Joanna Borowiak przekonuje, że rząd Prawa i Sprawiedliwości jest w stanie sfinansować z budżetu nowe programy, jak dodaje stoją za nimi potrzebne wyliczenia. Według nich, spośród pięciu rządowych projektów „najtańszy” będzie ten dotyczący odbudowy sieci połączeń lokalnych. Walka z komunikacyjnym wykluczeniem ma pochłonąć około 80 milionów złotych. Jak zaznacza posłanka, program nie będzie polegał na „odtwarzaniu” regionalnych przewoźników spod znaku PKS. Ma on być skierowany do lokalnych samorządów, które mogłyby liczyć na rządowe dotacje do nierentownych kursów i tych, które odbywają się w „nierentownych godzinach”. Z tego tytułu budżet państwa dotowałby samorządy kwotą od 60 do 80 groszy na każdy wozokilometr.
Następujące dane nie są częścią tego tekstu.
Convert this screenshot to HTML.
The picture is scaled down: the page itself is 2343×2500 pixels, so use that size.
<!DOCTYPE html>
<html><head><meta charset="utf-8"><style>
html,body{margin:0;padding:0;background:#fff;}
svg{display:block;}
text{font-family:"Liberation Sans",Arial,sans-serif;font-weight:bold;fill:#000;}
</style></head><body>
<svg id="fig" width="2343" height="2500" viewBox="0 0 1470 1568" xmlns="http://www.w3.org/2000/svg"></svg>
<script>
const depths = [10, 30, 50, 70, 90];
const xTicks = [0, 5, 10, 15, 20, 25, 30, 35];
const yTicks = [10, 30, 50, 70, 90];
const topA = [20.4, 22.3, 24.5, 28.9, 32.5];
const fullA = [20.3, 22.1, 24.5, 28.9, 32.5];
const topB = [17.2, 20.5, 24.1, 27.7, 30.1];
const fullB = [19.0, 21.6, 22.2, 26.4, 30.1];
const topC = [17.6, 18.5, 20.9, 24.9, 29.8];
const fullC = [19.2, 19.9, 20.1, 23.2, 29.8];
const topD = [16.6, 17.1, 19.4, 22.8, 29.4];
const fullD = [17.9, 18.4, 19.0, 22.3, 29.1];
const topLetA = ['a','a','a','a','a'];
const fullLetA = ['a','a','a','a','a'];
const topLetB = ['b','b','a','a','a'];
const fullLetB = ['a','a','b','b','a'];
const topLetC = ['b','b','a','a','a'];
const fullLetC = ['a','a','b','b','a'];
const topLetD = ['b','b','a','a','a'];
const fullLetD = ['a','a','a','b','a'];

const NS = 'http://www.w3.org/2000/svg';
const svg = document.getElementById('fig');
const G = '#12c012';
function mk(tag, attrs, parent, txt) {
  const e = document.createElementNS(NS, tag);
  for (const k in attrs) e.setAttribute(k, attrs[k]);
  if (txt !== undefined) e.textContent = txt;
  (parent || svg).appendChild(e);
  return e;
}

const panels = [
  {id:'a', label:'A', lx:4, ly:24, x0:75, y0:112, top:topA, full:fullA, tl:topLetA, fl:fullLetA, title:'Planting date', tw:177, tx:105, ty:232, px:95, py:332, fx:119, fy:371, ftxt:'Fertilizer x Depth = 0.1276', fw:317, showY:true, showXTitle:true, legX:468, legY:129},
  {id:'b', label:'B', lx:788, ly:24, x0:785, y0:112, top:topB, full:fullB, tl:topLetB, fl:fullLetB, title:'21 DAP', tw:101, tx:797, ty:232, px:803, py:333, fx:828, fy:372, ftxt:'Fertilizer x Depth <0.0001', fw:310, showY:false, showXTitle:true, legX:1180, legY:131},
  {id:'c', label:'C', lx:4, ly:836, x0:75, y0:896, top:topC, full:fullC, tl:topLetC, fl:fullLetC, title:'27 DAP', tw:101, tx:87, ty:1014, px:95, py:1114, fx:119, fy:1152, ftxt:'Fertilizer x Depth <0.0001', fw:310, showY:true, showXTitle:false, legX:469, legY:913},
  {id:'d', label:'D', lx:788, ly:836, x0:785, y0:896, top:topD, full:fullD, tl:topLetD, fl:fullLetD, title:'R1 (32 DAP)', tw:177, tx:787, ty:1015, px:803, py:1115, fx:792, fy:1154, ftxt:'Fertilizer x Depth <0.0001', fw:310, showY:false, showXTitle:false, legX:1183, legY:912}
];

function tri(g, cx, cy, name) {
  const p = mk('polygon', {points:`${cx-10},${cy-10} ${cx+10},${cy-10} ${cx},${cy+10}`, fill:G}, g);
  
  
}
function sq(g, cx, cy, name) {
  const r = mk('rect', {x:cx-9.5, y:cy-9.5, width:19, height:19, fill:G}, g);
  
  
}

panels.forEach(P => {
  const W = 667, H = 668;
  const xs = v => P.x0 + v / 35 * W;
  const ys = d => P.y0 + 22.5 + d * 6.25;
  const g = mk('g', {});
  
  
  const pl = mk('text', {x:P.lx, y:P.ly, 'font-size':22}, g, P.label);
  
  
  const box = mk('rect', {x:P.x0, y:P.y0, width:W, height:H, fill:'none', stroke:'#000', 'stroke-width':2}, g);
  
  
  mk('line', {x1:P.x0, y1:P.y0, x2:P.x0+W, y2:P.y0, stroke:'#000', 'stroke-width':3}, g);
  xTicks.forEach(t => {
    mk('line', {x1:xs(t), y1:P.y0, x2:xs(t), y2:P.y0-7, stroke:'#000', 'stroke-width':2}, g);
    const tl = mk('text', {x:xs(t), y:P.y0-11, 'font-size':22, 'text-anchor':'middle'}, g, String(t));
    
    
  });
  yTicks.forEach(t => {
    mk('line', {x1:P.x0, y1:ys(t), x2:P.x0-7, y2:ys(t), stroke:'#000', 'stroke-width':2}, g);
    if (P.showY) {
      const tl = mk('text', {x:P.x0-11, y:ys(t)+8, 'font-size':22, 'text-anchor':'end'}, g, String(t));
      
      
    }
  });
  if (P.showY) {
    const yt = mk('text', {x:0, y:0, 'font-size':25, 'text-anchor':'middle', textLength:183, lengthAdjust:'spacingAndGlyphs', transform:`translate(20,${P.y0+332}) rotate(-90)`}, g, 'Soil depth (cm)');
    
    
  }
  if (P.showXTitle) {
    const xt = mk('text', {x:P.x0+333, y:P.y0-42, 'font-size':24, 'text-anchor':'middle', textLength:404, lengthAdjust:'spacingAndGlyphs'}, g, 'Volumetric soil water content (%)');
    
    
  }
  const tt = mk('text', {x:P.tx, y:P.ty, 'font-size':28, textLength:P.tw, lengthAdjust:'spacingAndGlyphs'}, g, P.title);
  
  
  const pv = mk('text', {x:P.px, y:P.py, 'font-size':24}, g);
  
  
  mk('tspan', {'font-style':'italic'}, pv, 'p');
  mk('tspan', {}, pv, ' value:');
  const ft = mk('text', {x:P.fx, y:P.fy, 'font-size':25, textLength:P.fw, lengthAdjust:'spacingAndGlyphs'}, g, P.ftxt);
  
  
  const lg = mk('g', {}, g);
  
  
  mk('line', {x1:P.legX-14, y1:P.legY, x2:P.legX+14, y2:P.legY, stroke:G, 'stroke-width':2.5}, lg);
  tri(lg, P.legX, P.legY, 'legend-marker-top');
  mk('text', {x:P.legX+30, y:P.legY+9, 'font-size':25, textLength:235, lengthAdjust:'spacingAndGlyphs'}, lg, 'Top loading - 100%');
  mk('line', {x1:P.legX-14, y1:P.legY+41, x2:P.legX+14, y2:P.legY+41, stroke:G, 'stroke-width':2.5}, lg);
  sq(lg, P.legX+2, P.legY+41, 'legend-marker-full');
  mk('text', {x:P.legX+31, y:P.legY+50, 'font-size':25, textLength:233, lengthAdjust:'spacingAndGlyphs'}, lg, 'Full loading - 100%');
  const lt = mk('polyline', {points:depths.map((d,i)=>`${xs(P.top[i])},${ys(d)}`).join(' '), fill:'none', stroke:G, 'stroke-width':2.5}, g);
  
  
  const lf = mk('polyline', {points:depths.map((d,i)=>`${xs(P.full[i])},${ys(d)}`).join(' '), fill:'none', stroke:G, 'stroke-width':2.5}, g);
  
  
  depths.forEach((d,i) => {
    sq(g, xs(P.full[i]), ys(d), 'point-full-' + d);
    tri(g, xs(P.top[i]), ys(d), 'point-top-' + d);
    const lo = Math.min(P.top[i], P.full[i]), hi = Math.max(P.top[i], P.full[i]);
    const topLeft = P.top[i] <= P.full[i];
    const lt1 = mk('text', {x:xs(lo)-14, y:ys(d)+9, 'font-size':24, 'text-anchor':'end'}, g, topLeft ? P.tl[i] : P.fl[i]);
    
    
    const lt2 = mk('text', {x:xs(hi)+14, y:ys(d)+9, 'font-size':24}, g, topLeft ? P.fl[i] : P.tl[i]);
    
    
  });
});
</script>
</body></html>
Warunkiem, przy którym gmina uzyska takie dofinansowanie będzie deklaracja, że przynajmniej 70% kursów na terenie danej gminy, samorządu, powiatu, to będą kursy użyteczności publicznej – tłumaczy Joanna Borowiak.
Zdecydowanie większe środki mają trafić z budżetu na rozszerzenie programu 500+. Według rządowych wyliczeń na realizację projektu potrzeba będzie 18,5 mld złotych. Tyle kosztować będzie rozszerzenie programu na każde pierwsze dziecko w rodzinie.
Kolejną propozycją ogłoszoną przez PiS podczas lutowej konwencji w Warszawie jest zwolnienie z podatku dla młodych. Przypomnijmy – każda osoba, która nie ukończyła jeszcze 26 roku życia nie musiałaby opłacać podatku dochodowego od osób fizycznych. Jak przekonuje posłanka dla budżetu państwa to wydatek rzędu 2-3 miliardów złotych. Kolejnych 7 do 10 miliardów kosztować będzie podwyższenie kosztów uzyskania przychodu dla podatników i wprowadzenie niższej stawki PiT:
Ten punkt w nowej „piątce PiS” jest dedykowany wsparciu dla pracy. Chodzi nam o to, żeby w portfelach Polaków po prostu zostało więcej pieniędzy. (…) To będzie przynajmniej 100% podwyższenie kosztów uzyskania przychodu.
Ostatnią z propozycji, skierowaną do emerytów i rencistów jest wypłata tzw. „trzynastej emerytury” w wysokości 1100 złotych. Świadczenie, którego wypłata ma rozpocząć się w maju, obejmie wszystkie osoby pobierające świadczenia i nie będzie od nich wymagać dodatkowego aplikowania o środki.
Koszt dla budżetu, to według zaprezentowaych wyliczeń 9-10 miliardów złotych każdego roku.
Chcę zapewnić, że te wszystkie środki są zagwarantowane w budżecie, ze te wszystkie środki są policzone. Budżet się dopina – dodawała posłanka odrzucając oskarżenia opozycji – Opozycja nam zarzuca, ze to jest korupcja polityczna, że te rozwiązania nie powinny mieć miejsca. To znaczy, że nie chcą dokonywać transferów finansowych dla Polaków. My pokazujemy, że chcemy, aby z owoców wzrostu gospodarczego korzystały jak najszersze grupy Polaków.
Obserwujemy, że rząd Prawa i Sprawiedliwości, począwszy od 2015 roku, poprzez kolejne lata konsekwentnie wdraża swój program i konsekwentnie również wdraża te obietnice wyborcze, o których mówił w kampanii wyborczej, co pokazuje nową jakość – dodawał obecny na briefingu szef klubu radnych PiS Janusz Dębczyński.